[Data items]
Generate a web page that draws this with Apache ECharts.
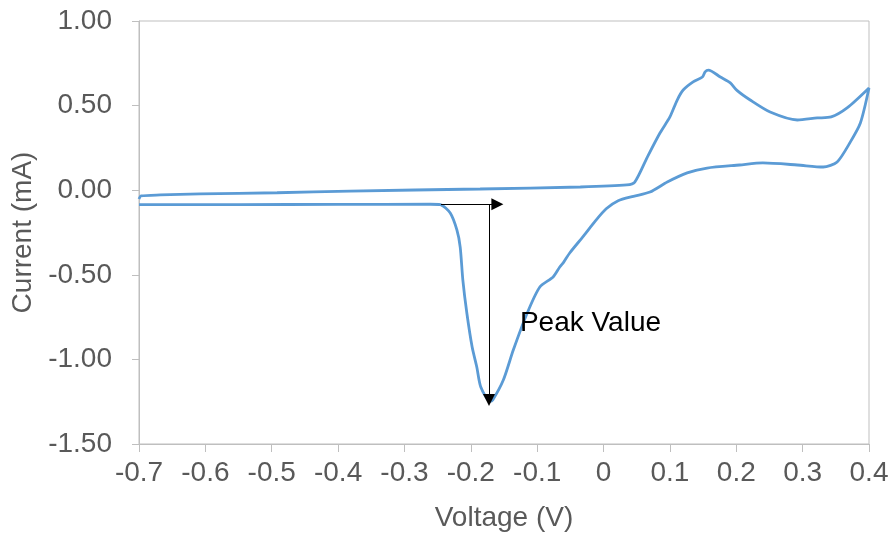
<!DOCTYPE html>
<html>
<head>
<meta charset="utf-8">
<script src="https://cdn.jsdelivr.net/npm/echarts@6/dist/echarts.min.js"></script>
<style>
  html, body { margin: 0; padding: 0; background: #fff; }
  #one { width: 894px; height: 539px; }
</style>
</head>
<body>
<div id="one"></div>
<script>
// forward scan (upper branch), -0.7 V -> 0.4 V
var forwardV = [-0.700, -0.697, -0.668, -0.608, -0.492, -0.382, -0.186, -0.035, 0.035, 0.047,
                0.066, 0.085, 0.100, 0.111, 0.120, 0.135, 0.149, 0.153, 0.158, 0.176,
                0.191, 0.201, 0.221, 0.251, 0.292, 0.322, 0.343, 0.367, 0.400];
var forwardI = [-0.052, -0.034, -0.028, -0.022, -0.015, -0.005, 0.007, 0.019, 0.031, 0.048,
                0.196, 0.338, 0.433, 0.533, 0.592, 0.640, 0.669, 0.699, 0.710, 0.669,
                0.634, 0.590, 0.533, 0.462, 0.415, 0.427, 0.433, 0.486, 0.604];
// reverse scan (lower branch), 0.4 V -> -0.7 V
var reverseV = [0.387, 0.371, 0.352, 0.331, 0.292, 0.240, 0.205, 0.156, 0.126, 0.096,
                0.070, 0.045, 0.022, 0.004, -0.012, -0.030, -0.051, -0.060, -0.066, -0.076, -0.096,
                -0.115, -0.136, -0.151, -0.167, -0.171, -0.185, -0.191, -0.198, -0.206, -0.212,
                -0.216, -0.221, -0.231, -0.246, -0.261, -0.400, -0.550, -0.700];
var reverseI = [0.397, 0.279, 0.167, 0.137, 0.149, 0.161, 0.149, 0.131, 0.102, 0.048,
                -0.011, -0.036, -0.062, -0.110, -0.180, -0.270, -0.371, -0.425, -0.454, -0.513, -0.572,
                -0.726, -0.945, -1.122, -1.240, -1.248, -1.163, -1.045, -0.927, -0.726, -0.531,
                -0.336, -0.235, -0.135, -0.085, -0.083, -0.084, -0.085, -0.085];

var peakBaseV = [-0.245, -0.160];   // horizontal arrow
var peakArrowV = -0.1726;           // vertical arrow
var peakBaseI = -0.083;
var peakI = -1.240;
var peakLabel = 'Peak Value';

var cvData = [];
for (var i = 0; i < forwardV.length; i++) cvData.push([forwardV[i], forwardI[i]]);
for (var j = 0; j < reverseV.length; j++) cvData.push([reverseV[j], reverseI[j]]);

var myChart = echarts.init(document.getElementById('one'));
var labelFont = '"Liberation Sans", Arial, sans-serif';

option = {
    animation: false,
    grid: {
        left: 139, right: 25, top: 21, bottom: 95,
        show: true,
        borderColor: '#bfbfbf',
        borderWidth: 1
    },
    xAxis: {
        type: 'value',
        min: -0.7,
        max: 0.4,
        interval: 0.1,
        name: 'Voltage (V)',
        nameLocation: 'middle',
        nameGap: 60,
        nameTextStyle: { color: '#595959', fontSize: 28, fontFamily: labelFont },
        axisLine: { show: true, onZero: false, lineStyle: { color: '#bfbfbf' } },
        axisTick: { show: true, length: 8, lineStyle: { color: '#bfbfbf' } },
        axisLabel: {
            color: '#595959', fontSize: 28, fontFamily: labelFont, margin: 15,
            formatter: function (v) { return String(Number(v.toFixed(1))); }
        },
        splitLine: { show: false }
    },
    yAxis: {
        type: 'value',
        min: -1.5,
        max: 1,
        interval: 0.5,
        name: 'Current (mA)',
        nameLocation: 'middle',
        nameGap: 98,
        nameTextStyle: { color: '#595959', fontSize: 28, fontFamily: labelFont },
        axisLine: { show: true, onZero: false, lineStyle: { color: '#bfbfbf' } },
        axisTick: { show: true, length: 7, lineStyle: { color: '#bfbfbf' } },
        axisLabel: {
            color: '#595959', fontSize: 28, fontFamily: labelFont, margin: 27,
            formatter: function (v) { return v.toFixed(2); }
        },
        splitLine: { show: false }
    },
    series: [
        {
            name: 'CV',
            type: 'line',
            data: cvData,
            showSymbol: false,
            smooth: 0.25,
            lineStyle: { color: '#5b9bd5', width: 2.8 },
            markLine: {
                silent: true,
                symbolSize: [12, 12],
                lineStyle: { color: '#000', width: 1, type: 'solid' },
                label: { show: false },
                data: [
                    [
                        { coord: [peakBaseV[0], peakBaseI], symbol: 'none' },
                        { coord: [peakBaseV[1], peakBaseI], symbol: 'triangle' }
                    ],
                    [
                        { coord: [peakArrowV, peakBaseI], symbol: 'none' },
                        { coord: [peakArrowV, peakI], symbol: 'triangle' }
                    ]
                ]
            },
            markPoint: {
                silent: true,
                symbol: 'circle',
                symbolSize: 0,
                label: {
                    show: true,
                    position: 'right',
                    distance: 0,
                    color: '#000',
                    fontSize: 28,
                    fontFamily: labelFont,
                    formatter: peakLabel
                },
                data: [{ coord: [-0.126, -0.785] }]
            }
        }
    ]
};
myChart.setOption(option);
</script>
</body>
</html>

...

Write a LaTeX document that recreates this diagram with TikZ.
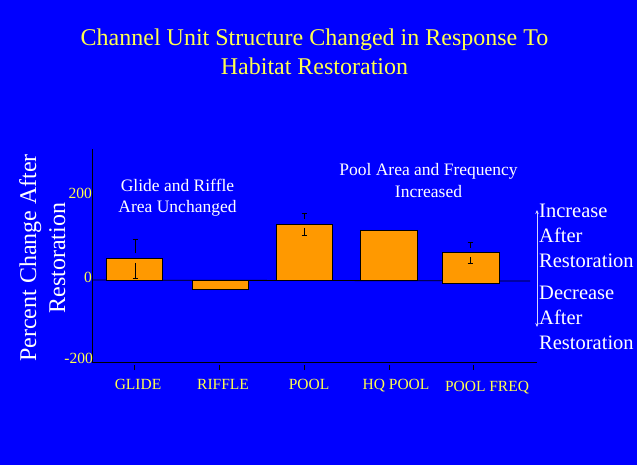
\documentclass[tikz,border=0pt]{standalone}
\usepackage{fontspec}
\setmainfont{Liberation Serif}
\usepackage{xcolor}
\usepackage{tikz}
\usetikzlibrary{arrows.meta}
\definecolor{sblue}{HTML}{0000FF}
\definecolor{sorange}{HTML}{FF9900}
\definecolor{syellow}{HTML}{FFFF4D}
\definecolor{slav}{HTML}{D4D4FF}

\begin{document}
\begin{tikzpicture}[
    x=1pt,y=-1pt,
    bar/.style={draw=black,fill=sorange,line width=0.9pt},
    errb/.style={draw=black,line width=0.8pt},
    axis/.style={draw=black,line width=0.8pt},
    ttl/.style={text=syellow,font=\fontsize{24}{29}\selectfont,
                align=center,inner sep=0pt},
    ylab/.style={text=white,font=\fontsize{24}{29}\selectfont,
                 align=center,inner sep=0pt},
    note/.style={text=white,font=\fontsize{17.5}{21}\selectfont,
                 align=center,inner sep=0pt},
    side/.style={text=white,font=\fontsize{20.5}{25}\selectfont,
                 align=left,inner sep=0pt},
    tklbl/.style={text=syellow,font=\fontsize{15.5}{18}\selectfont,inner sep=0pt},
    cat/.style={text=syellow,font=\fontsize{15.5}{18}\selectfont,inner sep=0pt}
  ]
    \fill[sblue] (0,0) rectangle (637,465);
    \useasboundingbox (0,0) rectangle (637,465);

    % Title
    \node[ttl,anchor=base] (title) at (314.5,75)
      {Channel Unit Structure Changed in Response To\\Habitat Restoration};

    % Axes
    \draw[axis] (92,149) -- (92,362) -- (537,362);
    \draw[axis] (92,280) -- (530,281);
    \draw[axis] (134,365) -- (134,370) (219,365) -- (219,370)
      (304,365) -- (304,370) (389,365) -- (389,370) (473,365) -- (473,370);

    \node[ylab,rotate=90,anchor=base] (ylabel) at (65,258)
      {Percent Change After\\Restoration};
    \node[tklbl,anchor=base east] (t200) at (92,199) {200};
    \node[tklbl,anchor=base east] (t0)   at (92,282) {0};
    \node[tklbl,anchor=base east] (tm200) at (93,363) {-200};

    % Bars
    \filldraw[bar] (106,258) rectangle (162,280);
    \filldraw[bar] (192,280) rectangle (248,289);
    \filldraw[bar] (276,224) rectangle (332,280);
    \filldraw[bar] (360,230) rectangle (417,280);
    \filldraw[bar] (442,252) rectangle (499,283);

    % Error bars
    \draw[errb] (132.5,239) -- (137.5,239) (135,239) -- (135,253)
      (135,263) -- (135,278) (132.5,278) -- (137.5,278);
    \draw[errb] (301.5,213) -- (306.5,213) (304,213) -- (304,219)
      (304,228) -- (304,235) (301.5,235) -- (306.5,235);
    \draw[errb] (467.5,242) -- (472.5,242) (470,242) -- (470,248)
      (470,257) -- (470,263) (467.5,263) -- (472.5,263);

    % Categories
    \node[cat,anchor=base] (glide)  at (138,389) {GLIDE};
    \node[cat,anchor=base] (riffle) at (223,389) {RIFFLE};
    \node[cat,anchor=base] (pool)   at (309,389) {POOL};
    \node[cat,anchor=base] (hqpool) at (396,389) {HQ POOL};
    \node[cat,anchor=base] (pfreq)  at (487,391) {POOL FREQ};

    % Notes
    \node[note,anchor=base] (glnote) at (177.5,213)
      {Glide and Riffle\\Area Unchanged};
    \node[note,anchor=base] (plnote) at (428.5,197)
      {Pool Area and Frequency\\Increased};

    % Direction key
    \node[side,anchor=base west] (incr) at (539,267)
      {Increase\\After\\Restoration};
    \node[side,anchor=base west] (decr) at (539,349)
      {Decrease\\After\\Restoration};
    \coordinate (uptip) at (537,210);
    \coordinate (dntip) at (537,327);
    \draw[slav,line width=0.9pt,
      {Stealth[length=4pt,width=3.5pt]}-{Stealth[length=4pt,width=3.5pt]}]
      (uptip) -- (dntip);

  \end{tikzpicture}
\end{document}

**WRITTEN PROBLEM:** Determine how many lines in the listing above hold the string "that", then write only the number.

**FINISHED TASK:** 2